Jantar Debret t
Os escravos ladinos, que sabiam falar português e faziam serviços domésticos na casa-grande, eram os que recebiam os melhores tratos de seus senhores. Gravura de Jean-Baptiste Debret, 1835. Domínio público, Acervo ABL

Para o historiador Eduardo Silva, "a escravidão não funcionou e se reproduziu baseada apenas na força. O combate à autonomia e à indisciplina escrava, no trabalho e fora dele, se fez através de uma combinação de violência com a negociação, do chicote com a recompensa".

Os escravos que trabalhavam na casa-grande recebiam um tratamento melhor e, em alguns casos, eram considerados pessoas da família. Esses escravos, chamados de "ladinos" (negros já aculturados), entendiam e falavam o português e possuíam uma habilidade especial na realização das tarefas domésticas.
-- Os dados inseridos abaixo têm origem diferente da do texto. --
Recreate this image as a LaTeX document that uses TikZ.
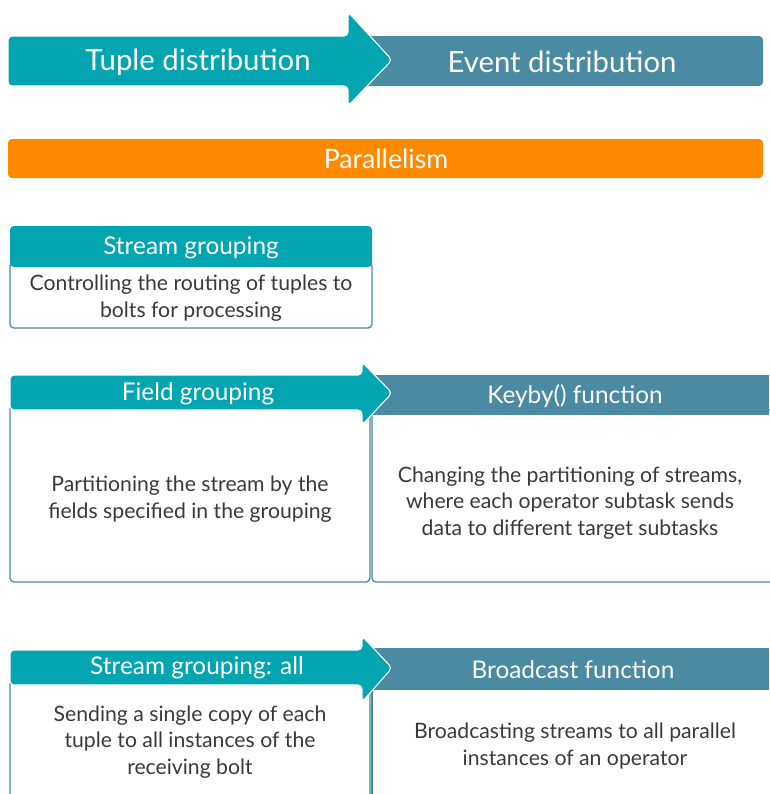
\documentclass[tikz,border=0pt]{standalone}
\usepackage{fontspec}
\setmainfont{Lato}
\definecolor{teal1}{HTML}{03A5B0}
\definecolor{slate1}{HTML}{4A8AA3}
\definecolor{orange1}{HTML}{FF8A00}
\definecolor{text1}{HTML}{3A3A3A}
\begin{document}
\begin{tikzpicture}[x=0.75pt,y=-0.75pt,
  tealfill/.style={fill=teal1,draw=white,line width=0.8pt,rounded corners=3pt},
  slatefill/.style={fill=slate1,rounded corners=3pt},
  boxline/.style={draw=slate1,line width=1pt,fill=white,rounded corners=3pt},
  titletxt/.style={text=white,font=\fontsize{22}{26}\selectfont},
  headtxt/.style={text=white,font=\fontsize{18.3}{22}\selectfont},
  partxt/.style={text=white,font=\fontsize{20}{24}\selectfont},
  bodytxt/.style={text=text1,align=center,font=\fontsize{15.9}{19.8}\selectfont}]
\useasboundingbox (0,0) rectangle (769,794);
% top row
\fill[slatefill] (360,36) rectangle (763,86);
\draw[tealfill] (8,36) -- (348,36) -- (348,12) -- (392,60) -- (348,106) -- (348,86) -- (8,86) -- cycle;
\node[titletxt] (tuple) at (198,62) {Tuple distribution};
\node[titletxt] (event) at (562,62) {Event distribution};
% parallelism
\fill[orange1,rounded corners=3pt] (8,139) rectangle (763,178);
\node[partxt] (par) at (386,159) {Parallelism};
% stream grouping
\draw[boxline] (10,262) rectangle (372,328);
\fill[teal1,rounded corners=3pt] (10,226) rectangle (372,267);
\node[headtxt] (sg) at (191,248) {Stream grouping};
\node[bodytxt] (sgtxt) at (191,298) {Controlling the routing of tuples to\\bolts for processing};
% field grouping row
\draw[boxline] (10,405) rectangle (370,582);
\draw[boxline] (372,410) rectangle (775,582);
\fill[slate1] (366,375) rectangle (769,415);
\draw[tealfill] (10,375) -- (362,375) -- (362,362) -- (392,393) -- (362,425) -- (362,410) -- (10,410) -- cycle;
\node[headtxt] (fg) at (198,394) {Field grouping};
\node[headtxt] (kb) at (575,396) {Keyby() function};
\node[bodytxt] (fgtxt) at (190,499) {Partitioning the stream by the\\fields specified in the grouping};
\node[bodytxt] (kbtxt) at (570,503) {Changing the partitioning of streams,\\where each operator subtask sends\\data to different target subtasks};
% broadcast row
\draw[boxline] (10,680) rectangle (370,810);
\draw[slate1,line width=1pt] (372,685) -- (372,794);
\fill[slate1] (366,648) rectangle (769,690);
\draw[tealfill] (10,650) -- (362,650) -- (362,636) -- (392,668) -- (362,702) -- (362,685) -- (10,685) -- cycle;
\node[headtxt] (sga) at (197,668) {Stream grouping: all};
\node[headtxt] (bc) at (573,670) {Broadcast function};
\node[bodytxt] (sgatxt) at (190,742) {Sending a single copy of each\\tuple to all instances of the\\receiving bolt};
\node[bodytxt] (bctxt) at (575,746) {Broadcasting streams to all parallel\\instances of an operator};
\end{tikzpicture}
\end{document}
Os escravos chamados "boçais", recém-chegados da África, eram normalmente utilizados nos trabalhos da lavoura. Havia também aqueles que exerciam atividades especializadas, como os mestres de açúcar, os ferreiros e outros distinguidos pelo senhor de engenho. Chamava-se de crioulo o escravo nascido no Brasil. Geralmente dava-se preferência aos mulatos para as tarefas domésticas, artesanais e de supervisão, deixando aos de cor mais escura, geralmente os africanos, os trabalhos mais pesados.

A convivência mais próxima entre senhores e escravos na casa-grande abriu espaço para as negociações. Essa abertura era sempre maior para os ladinos, conhecedores da língua e das manhas para "passar a vida", e menor para os africanos recém-chegados, os boçais. Na maioria das vezes, essas negociações não visavam à extinção pura e simples da condição de escravo, e sim obter melhores condições de vida: manutenção das famílias, liberdade de culto, permissão para o cultivo em pedaço de terra do senhor, com a venda da produção, e condições de alimentação mais satisfatórias.

Palmares t
A Guerra dos Palmares. Os quilombos eram não só comunidades de resistência ao trabalho compulsório, mas também de afirmação da cultura africana. Óleo sobre tela de Manoel Victor Filho, século XX. Domínio público, Arquivo Histórico Ultramarino

Uma das formas de resistência negra era a organização dos quilombos – comunidades livres constituídas pelos negros que conseguiam fugir com sucesso. O mais famoso deles, o Quilombo dos Palmares, formou-se na Serra da Barriga, atual Alagoas, no início do século XVII. Resistindo por mais de 60 anos, nele viveram cerca de 200 mil negros. Palmares sobreviveu a vários ataques organizados pela Coroa portuguesa, pelos fazendeiros e até pelos holandeses.

Para o senhor de engenho, a compra de escravos significava um gasto de dinheiro considerável e, portanto, não desejava perdê-los, qualquer que fosse o motivo: fuga ou morte, inutilização por algum acidente ou por castigos aplicados pelos feitores. A perda afetava diretamente as atividades do engenho. Outro problema a evitar era que as revoltas se tornassem uma ameaça ao senhor e à sua família, ou à realização das tarefas cotidianas. Dessa forma, se muitas vezes as relações entre senhores e escravos eram marcadas pelos conflitos causados pelas tentativas dos senhores de preservar suas conquistas, em muitos casos, a garantia dessas conquistas era justamente o que possibilitava uma convivência mais harmoniosa entre os dois grupos.